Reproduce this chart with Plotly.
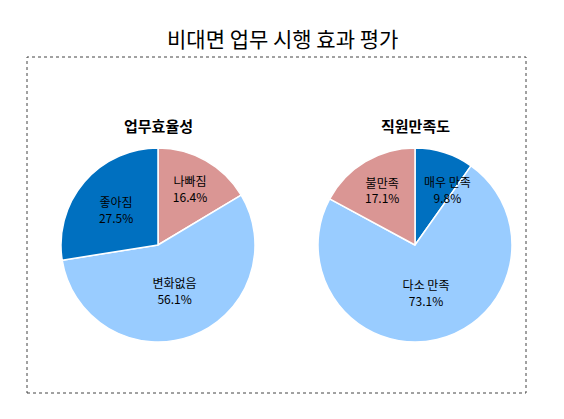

==

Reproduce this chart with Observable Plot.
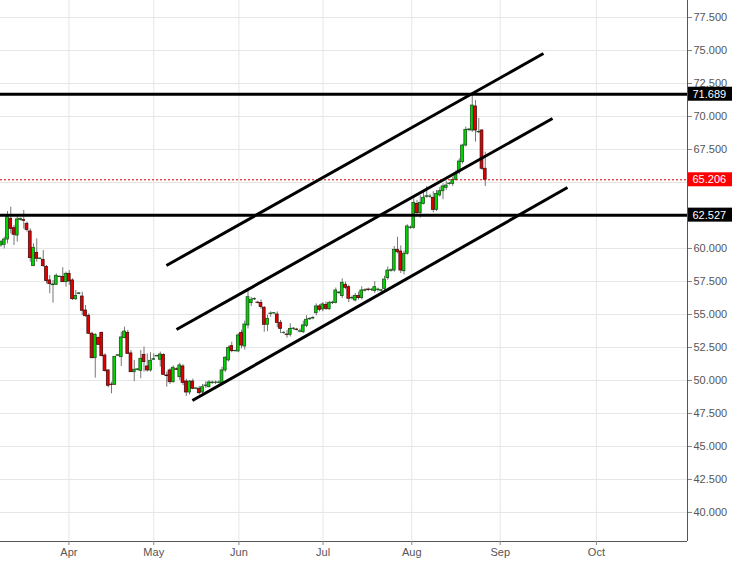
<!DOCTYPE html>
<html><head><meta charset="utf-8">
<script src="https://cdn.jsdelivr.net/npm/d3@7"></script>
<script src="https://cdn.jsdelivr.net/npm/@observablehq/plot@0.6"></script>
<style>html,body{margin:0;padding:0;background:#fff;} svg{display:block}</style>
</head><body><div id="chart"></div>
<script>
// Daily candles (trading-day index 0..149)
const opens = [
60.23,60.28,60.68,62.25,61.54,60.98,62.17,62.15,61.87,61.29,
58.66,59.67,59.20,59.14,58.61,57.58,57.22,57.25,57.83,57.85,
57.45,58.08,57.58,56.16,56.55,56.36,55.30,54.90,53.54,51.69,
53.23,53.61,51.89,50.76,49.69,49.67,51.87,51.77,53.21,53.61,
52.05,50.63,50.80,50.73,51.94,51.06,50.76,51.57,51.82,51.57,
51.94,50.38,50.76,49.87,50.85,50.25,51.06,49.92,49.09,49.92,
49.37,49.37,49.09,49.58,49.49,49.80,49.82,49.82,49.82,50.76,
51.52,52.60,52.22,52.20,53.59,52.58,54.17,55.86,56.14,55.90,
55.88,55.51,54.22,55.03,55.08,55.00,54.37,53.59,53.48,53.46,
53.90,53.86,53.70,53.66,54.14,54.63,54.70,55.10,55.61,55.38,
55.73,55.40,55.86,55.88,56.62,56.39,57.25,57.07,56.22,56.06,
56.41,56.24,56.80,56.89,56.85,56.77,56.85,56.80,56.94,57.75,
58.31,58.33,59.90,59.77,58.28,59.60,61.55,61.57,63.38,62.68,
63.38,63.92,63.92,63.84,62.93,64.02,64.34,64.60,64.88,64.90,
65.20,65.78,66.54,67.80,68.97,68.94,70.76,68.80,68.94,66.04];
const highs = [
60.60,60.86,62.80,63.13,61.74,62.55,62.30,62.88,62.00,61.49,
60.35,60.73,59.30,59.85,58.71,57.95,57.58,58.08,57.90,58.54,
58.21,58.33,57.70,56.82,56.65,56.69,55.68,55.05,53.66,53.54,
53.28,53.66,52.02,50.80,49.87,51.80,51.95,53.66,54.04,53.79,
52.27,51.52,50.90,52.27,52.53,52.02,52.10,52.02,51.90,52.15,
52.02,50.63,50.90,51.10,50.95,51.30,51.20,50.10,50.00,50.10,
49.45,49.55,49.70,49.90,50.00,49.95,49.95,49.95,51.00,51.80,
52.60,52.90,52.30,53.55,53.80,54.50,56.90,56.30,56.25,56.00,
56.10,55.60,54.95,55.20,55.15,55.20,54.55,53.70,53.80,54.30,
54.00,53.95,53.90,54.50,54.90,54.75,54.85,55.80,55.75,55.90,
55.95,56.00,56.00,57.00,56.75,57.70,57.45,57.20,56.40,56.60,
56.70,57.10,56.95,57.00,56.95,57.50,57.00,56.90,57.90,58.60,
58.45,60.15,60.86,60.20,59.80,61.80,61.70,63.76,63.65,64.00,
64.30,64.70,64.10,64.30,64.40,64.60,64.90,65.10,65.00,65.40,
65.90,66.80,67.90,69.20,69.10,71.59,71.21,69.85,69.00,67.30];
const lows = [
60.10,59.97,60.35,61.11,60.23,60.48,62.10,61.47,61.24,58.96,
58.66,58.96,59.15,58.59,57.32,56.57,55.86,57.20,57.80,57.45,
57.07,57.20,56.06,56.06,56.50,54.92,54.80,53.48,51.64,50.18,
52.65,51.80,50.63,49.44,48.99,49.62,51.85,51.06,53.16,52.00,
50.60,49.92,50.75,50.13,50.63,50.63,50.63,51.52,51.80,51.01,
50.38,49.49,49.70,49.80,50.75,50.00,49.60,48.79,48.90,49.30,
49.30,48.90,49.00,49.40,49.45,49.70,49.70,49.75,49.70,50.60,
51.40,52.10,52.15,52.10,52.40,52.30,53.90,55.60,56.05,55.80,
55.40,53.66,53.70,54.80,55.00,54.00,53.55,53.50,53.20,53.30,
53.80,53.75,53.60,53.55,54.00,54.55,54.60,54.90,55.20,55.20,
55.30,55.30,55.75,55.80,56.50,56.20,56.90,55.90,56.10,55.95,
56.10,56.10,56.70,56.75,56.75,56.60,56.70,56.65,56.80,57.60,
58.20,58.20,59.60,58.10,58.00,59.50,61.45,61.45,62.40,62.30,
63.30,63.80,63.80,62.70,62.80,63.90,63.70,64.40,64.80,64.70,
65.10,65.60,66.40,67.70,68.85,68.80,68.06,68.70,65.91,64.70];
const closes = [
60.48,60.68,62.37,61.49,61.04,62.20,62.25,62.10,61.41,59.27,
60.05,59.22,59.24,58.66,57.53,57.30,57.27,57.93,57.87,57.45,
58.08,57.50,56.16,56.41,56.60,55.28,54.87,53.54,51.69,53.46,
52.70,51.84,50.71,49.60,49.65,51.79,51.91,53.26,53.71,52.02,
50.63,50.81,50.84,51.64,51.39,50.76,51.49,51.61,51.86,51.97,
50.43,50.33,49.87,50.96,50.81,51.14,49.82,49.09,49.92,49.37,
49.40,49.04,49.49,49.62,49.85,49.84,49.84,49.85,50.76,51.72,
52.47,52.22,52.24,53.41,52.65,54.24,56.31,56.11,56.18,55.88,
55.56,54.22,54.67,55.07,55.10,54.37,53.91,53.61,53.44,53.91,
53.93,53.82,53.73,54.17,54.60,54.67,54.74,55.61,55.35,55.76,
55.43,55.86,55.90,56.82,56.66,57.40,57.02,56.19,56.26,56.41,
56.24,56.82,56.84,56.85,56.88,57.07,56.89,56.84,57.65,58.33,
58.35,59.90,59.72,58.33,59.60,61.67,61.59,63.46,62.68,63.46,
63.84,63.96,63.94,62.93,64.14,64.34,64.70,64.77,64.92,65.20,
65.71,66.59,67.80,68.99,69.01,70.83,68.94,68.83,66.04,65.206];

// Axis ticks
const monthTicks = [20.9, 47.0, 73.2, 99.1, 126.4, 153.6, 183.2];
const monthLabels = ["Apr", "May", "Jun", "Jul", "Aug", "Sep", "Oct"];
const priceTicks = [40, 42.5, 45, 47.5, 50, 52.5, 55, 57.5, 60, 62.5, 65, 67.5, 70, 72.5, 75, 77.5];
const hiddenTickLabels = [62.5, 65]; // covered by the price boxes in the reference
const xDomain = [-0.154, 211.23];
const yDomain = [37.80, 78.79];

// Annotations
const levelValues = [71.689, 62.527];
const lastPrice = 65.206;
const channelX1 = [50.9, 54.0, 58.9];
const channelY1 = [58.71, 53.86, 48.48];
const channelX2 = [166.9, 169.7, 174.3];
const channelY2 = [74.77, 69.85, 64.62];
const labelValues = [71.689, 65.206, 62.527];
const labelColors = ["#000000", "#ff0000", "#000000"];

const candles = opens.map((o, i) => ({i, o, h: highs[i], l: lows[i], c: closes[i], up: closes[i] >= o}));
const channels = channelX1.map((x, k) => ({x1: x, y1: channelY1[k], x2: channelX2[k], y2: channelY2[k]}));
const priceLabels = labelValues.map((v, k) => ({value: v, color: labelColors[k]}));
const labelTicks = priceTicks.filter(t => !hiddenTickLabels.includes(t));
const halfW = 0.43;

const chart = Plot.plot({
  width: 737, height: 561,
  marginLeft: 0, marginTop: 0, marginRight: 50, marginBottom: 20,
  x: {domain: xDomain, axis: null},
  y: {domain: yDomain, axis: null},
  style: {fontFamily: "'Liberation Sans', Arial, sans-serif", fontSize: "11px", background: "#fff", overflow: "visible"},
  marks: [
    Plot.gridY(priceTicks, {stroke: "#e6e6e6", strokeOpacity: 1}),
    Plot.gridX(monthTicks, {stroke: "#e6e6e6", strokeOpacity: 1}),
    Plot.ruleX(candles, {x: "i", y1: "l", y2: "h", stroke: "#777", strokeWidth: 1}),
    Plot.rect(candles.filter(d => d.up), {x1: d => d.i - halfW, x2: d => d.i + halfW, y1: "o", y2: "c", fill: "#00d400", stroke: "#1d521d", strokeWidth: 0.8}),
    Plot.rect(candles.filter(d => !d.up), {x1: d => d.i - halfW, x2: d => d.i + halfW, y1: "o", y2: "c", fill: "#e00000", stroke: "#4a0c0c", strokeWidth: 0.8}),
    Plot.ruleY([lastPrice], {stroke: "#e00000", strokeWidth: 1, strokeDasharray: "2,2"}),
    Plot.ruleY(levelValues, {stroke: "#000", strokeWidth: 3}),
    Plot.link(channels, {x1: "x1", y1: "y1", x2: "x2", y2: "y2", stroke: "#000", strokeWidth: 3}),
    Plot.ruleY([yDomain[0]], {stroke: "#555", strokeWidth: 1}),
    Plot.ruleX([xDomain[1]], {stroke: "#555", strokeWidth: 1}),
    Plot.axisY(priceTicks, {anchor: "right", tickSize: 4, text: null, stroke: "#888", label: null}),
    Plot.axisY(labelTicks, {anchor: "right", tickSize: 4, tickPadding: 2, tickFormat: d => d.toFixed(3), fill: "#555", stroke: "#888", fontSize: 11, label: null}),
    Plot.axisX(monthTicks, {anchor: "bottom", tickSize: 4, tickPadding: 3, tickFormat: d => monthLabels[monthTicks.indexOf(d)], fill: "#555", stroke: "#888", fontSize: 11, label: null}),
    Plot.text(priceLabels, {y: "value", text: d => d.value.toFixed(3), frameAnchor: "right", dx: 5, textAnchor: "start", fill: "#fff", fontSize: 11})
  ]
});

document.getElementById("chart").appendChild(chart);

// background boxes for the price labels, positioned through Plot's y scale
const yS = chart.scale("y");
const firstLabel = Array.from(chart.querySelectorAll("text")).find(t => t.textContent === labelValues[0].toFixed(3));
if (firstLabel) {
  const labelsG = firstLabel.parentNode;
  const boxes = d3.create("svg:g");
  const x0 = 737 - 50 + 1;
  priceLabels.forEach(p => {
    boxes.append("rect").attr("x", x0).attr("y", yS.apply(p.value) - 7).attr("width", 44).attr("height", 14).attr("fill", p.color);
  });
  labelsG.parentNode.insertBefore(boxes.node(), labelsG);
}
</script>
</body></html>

TASK OBJECTIVE:
From the entries above, extract every line where the word "with" appears.

CORRECT RESPONSE:
Reproduce this chart with Plotly.
Reproduce this chart with Observable Plot.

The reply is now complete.